The word “weed” generally refers to a plant not valued for use or beauty, that grows wild and rank, and hinders the growth of superior vegetation. One dictionary defines weed like this:
Unprofitable, troublesome, or noxious growth, a plant considered to be a nuisance. The word commonly is applied to unwanted plants in human-controlled settings or any plants that grow and reproduce aggressively and invasively.
In other words, a plant smart enough to know how to survive no matter what, that takes advantage of whatever the world offers it to live.
I’ve been weeding in the Vedanta garden where I go on retreat, often wondering what to pull, and what to keep. The roses and azaleas, I know are keepers, and the iris, just past, and the lavenders.

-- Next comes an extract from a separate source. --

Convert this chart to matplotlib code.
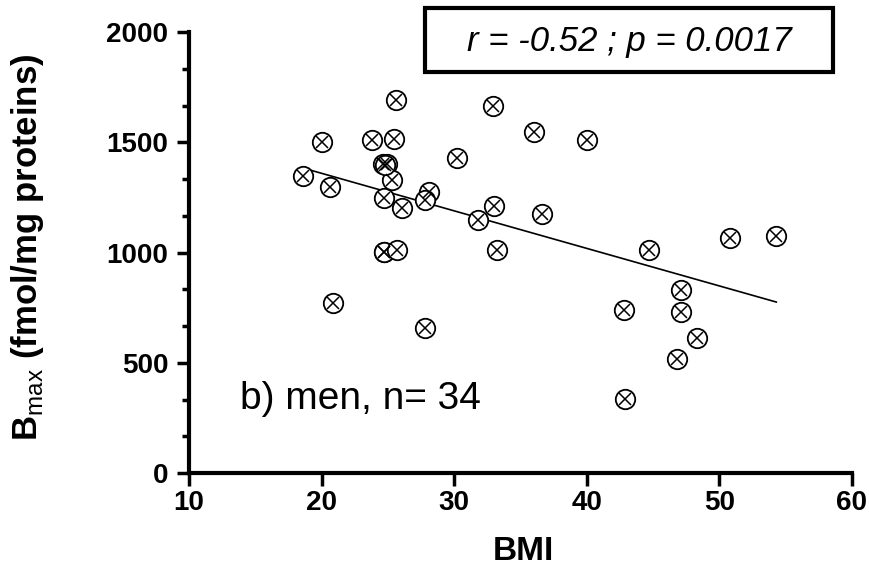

The intruding grasses have got to go, but just a few yards away in the meadow they are native, at home, welcome.
Poppies as well, although once they invade the cultivated beds they make themselves quite at home because, well, they are at home. This is their turf, as it is for plantain and clover, mullein and dandelion. I grab a handful of bindweed, amazed by its tenacity and the range of its roots, and find myself mentally apologizing to it when I toss it on the dead pile.
I want to applaud all these weeds for their cleverness in snuggling up close to the cultivars, the “superior vegetation” that receives regular watering, where they can for awhile at least, mask themselves and drink their fill. That is, until some human with an attitude—like me, for example—comes along and yanks them out.
It’s true, though, that the stunning show of the exotics’ white and bright red, deep purple and orange against the greens of the garden shows the glory of flowers more vividly than the subtle shades of the dry dirt natives, but who is likely to survive when the water and the weeders run out? Given a season or two of non-interference, I know which plants are likely to still be here, providing medicine for the soil, and which plants will have dropped their leaves in a last, sad hurrah?
Plaintain: skin abrasions, laxative. Clover: antispasmodic, anticoagulent, diuretic. Mullein: sedative, anti-inflammatory. Dandelion: liver tonic, diuretic…
So who decides who gets to stay and who gets to go, and by what criteria do we make our decision?
The big-time industrial ‘weeders’ cut down whole forests and shoot wolves from helicopters. Bears are almost gone and puffins have gone extinct. Our local police shot a coyote who wandered into Berkeley one night, and I’m told that once eagles flew up in our hills.
Maybe we are the weeds, the noxious intruders who have reproduced aggressively and invasively, hindering the growth of a superior and diverse community.
Personally, I consider us humans rather gorgeous and remarkable additions to the world scene, but still in an infantile stage that doesn’t yet know when it’s right to interfere with the natural order, and when it’s simply stupid to do so. Making a garden with your favorite exotics is fine by me; introducing invasive species that take over the eco-system is not. Splitting the atom, or tinkering with the DNA of the world, is not. We have to think about how it all goes together—or even that it all goes together!
Balance—it’s all about balancing with the world, neither weeds nor weed pullers, but equal members of the whole community, benefiting and being benefited in turn.
Whatever made us ever think otherwise?